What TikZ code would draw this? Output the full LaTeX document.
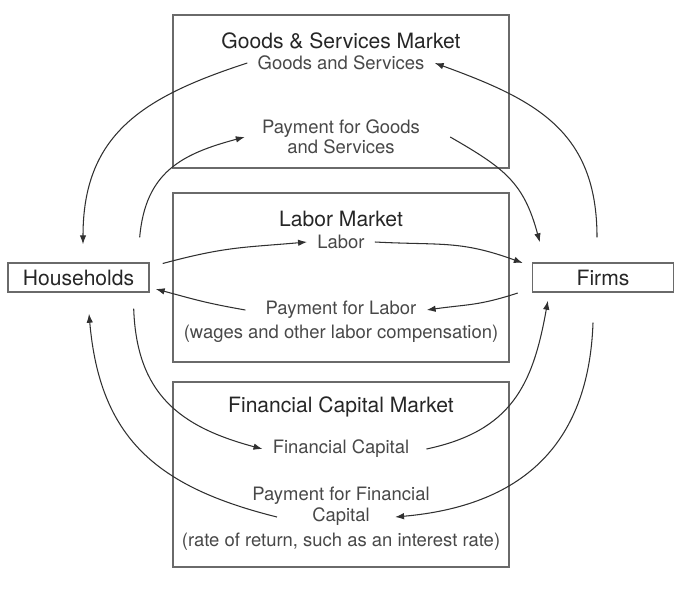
========================================
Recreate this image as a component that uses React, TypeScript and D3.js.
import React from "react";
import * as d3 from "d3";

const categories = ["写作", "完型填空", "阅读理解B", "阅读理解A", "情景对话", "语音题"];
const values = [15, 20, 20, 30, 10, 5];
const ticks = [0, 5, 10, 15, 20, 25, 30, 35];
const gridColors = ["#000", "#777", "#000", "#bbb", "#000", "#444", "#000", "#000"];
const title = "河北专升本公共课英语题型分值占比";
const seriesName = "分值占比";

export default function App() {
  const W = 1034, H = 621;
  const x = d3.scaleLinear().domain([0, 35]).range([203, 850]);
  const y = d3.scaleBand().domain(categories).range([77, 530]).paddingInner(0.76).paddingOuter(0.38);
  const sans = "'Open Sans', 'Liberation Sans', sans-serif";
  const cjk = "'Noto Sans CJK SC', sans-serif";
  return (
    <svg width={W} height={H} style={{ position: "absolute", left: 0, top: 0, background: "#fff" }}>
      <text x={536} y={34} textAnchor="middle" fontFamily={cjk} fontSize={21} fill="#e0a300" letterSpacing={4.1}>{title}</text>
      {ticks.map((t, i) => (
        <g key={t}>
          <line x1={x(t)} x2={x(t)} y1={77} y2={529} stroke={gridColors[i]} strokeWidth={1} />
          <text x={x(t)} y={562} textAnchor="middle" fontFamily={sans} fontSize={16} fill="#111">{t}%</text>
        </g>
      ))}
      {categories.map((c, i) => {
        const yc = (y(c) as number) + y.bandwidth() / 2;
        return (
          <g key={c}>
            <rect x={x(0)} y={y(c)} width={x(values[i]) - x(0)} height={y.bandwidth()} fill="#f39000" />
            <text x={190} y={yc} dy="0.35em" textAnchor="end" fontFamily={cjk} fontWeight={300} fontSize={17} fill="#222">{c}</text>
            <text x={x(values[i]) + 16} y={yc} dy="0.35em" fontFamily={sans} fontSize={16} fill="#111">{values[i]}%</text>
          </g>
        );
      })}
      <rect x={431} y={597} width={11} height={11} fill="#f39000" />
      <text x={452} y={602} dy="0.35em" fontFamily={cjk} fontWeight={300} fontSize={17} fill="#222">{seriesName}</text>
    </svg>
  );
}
========================================
Set out every line from the material that contains the string "this".

What TikZ code would draw this? Output the full LaTeX document.
Recreate this image as a component that uses React, TypeScript and D3.js.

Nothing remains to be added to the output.